# PROBLEM:
Pull out every line from the listing that has the word "with".

# INPUT:
══════════

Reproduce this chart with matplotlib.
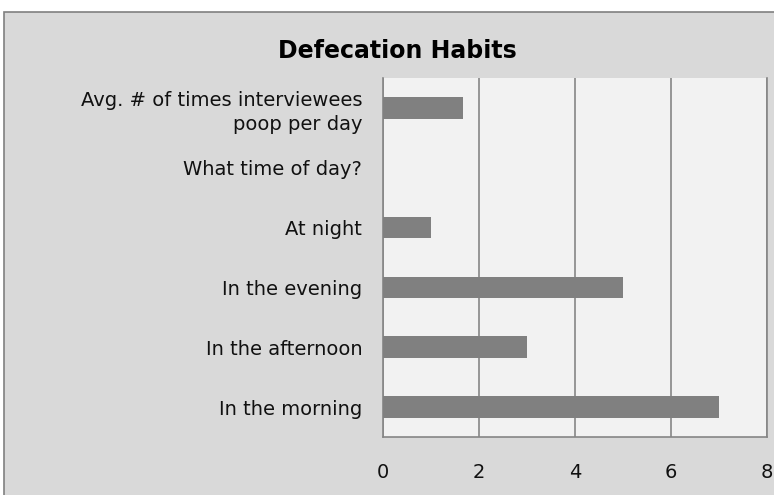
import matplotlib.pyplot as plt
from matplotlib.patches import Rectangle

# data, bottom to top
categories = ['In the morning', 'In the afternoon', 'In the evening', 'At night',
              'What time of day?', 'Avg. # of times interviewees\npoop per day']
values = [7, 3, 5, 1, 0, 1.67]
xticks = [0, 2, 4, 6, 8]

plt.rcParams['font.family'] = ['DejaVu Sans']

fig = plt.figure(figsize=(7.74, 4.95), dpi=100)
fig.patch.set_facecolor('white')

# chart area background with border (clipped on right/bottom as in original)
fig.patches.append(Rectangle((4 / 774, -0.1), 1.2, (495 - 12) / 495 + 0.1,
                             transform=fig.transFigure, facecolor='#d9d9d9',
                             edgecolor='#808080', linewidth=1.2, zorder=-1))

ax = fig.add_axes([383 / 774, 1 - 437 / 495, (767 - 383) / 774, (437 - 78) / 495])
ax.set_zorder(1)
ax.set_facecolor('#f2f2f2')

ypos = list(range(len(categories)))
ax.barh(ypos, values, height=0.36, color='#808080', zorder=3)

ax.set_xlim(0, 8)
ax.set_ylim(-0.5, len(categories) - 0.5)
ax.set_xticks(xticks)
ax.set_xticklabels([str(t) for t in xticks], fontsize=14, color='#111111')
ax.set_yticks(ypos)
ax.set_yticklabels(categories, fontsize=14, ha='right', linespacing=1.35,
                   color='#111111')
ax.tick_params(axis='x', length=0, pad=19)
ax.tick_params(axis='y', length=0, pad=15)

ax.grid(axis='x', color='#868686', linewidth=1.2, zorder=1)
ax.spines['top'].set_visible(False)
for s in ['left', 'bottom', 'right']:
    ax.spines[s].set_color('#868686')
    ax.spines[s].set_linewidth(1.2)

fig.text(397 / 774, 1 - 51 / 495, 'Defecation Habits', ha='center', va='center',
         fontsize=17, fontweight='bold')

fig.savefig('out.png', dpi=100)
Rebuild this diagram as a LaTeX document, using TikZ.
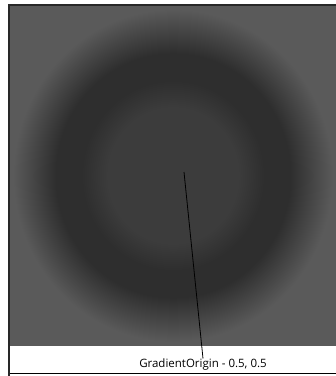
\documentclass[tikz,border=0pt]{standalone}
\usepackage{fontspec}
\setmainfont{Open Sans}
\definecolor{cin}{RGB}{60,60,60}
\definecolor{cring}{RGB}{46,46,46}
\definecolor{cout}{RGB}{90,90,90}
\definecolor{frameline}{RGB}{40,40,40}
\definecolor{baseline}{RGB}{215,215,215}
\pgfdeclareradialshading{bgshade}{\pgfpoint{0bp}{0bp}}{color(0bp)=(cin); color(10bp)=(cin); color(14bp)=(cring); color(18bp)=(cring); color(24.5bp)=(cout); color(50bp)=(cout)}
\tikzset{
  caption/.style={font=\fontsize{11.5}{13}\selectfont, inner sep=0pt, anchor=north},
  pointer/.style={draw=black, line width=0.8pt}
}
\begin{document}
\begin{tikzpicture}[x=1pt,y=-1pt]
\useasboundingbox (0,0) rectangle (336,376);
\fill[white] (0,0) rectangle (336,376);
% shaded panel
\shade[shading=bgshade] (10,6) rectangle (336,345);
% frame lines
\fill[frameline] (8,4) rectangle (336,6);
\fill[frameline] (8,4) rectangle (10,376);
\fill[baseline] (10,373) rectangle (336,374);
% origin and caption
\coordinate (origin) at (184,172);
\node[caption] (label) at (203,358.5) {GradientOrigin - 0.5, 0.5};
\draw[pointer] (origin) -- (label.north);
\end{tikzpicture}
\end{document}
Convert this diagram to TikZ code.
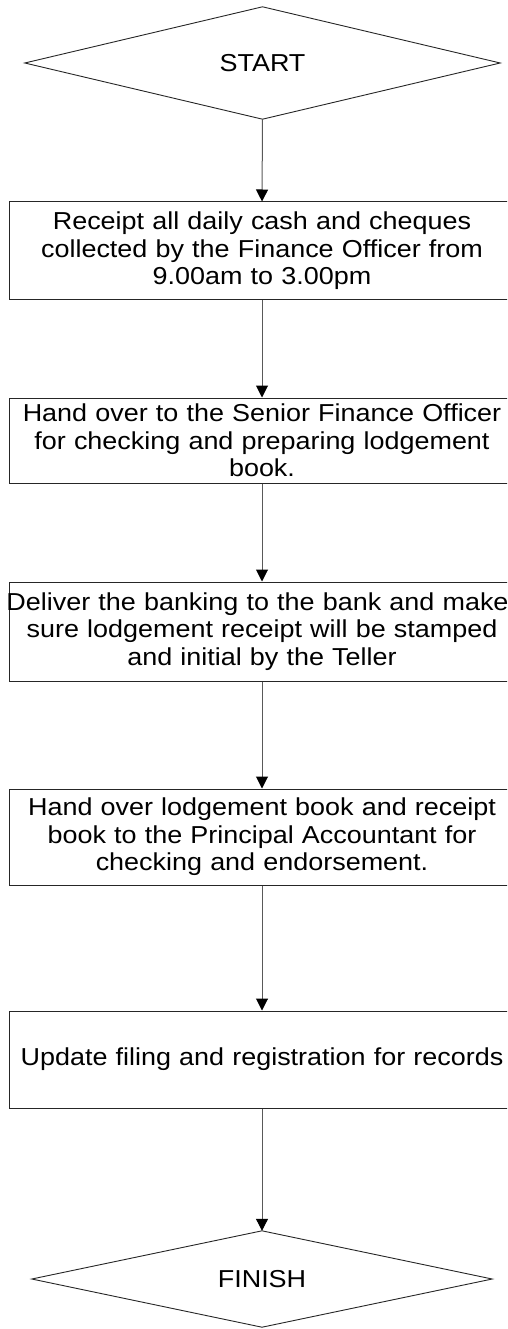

══════════

# FINISHED ANSWER:
Reproduce this chart with matplotlib.
# chart area background with border (clipped on right/bottom as in original)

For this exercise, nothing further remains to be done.